ST. LOUIS – Overtime: it’s as intense a time as you can get in a postseason hockey game.
Every move is so critical. Every pass has to be precise, every shot strong. There’s that fine line between making a great move and being reckless, and being on the right side of that line could decide a game.
And then there’s the goaltender, that last line of defense. The pressure they feel throughout a game is that much more magnified in extra time. Corey Crawford was feeling that on Thursday night, as he faced 52 shots over five-plus periods of hockey. But as the seconds tick on, Crawford doesn’t think about the added pressure. He just keeps his focus on the next shot.
“Honestly, I don’t even think about it,” he said Friday afternoon. “As the game goes on, I feel like I just kind of get in the zone and I’m just reading the plays and seeing who was out on the ice and it’s more just being in the game than really thinking about anything else.”
Crawford was in the zone on in Game 1 and he had to be. The Blues had a high shot total, but that wasn’t terribly surprising considering how long the game went. But the Blues had some high-quality chances, and Crawford made some impressive stops through the night. His teammates commended him after the game.
“He’s awesome; he’s a great goaltender,” Patrick Kane said. “I think with him, you almost expect that out of him. He made some big saves throughout the game. It’s unfortunate we couldn’t get another one for him.”
Still, there are some physical challenges to playing a game that long. Crawford said he tries to take advantage of any quick respites he can get.
“You want to be able to save energy at certain points in the game that maybe you wouldn’t through 60 minutes,” he said. “Maybe when the puck’s in the zone and there’s not really a danger for a shot and an opportunity. Maybe I’m resting or standing up and conserving a little bit whereas during a regular 60 minutes I’m crouched down and prepared for anything.

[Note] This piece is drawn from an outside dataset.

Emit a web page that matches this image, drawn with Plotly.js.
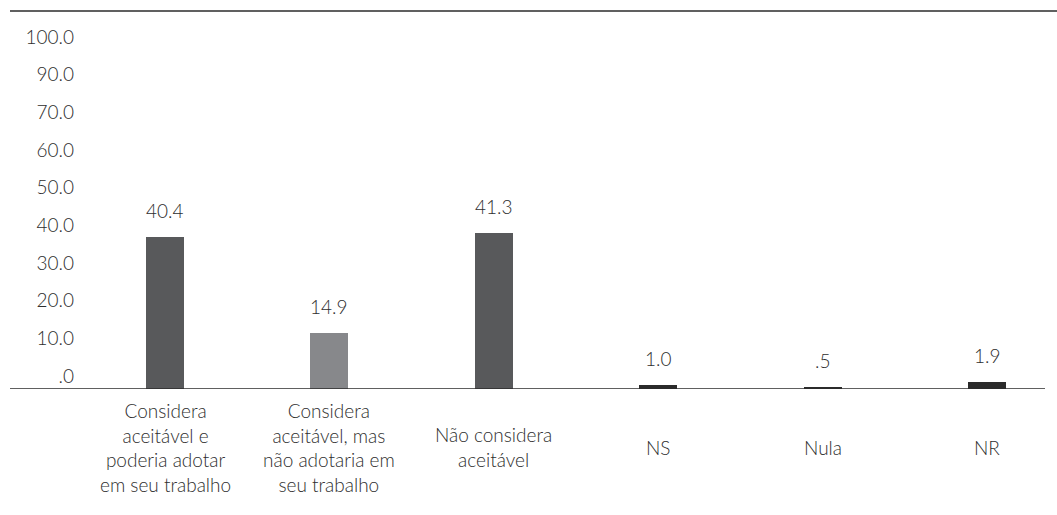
<!DOCTYPE html>
<html>
<head>
<meta charset="utf-8">
<script src="https://cdn.plot.ly/plotly-3.0.1.min.js"></script>
<style>html,body{margin:0;padding:0;background:#fff;}#chart{width:1057px;height:515px;}</style>
</head>
<body>
<div id="chart"></div>
<script>
var categories = [
  "Considera<br>aceitável e<br>poderia adotar<br>em seu trabalho",
  "Considera<br>aceitável, mas<br>não adotaria em<br>seu trabalho",
  "Não considera<br>aceitável",
  "NS",
  "Nula",
  "NR"
];
var values = [40.4, 14.9, 41.3, 1.0, 0.5, 1.9];
var valueLabels = ["40.4", "14.9", "41.3", "1.0", ".5", "1.9"];
var barColors = ["#58595b", "#87888b", "#58595b", "#2b2b2b", "#2b2b2b", "#2b2b2b"];
var yTickLabels = [".0", "10.0", "20.0", "30.0", "40.0", "50.0", "60.0", "70.0", "90.0", "100.0"];

var FONT = "Lato, 'Open Sans', sans-serif";
var TXT = "#2e2e2e";
var FS = 19;
var FW = 300;
var tickOffset = 3.4;
var yTickVals = yTickLabels.map(function(_, i){ return tickOffset + i * 10; });

var annotations = [];
categories.forEach(function(c, i){
  annotations.push({
    x: i, y: values[i], xref: "x", yref: "y",
    text: valueLabels[i], showarrow: false,
    yanchor: "bottom", yshift: 13,
    font: {family: FONT, size: FS, color: TXT, weight: FW}
  });
  annotations.push({
    x: i, y: -58 / 378, xref: "x", yref: "paper",
    text: c, showarrow: false,
    yanchor: "middle", align: "center",
    font: {family: FONT, size: FS, color: TXT, weight: FW}
  });
});

var x0 = (10 - 83) / 962;
var data = [{
  type: "bar",
  x: categories,
  y: values,
  width: 0.231,
  marker: {color: barColors},
  hoverinfo: "none"
}];

var layout = {
  width: 1057, height: 515,
  margin: {l: 83, r: 12, t: 11, b: 126},
  paper_bgcolor: "#fff", plot_bgcolor: "#fff",
  showlegend: false,
  bargap: 0,
  xaxis: {
    type: "category",
    range: [-0.4985, 5.35],
    showticklabels: false,
    showgrid: false, zeroline: false, showline: false, ticks: ""
  },
  yaxis: {
    range: [0, 100.3],
    tickmode: "array",
    tickvals: yTickVals,
    ticktext: yTickLabels,
    showgrid: false, zeroline: false, showline: false, ticks: "",
    ticklabelstandoff: 8,
    tickfont: {family: FONT, size: FS, color: TXT, weight: FW}
  },
  annotations: annotations,
  shapes: [
    {type: "line", xref: "paper", yref: "y", x0: x0, x1: 1, y0: 0, y1: 0,
     line: {color: "#2b2b2b", width: 1.5}},
    {type: "line", xref: "paper", yref: "paper", x0: x0, x1: 1.0125, y0: 1, y1: 1,
     line: {color: "#2b2b2b", width: 1.5}}
  ]
};

Plotly.newPlot("chart", data, layout, {displayModeBar: false, staticPlot: true});
</script>
</body>
</html>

In OT, maybe I relaxed a little bit in certain situations; then when I see something’s available for the other team then I get ready.”
Crawford was ready. Despite winning a Stanley Cup last season and nearly winning the Conn Smythe Trophy for playoff MVP, Crawford still has his critics. The pressure is always there for a goaltender. Crawford’s handling it well, especially in those pressure-laden overtime games.
“He was huge,” Jonathan Toews said. “When they were getting their chances they were great chances that should’ve gone in. He had some huge glove saves and some stretched-out pad saves. He kept us in the game. We wouldn’t have had a chance to win without him.”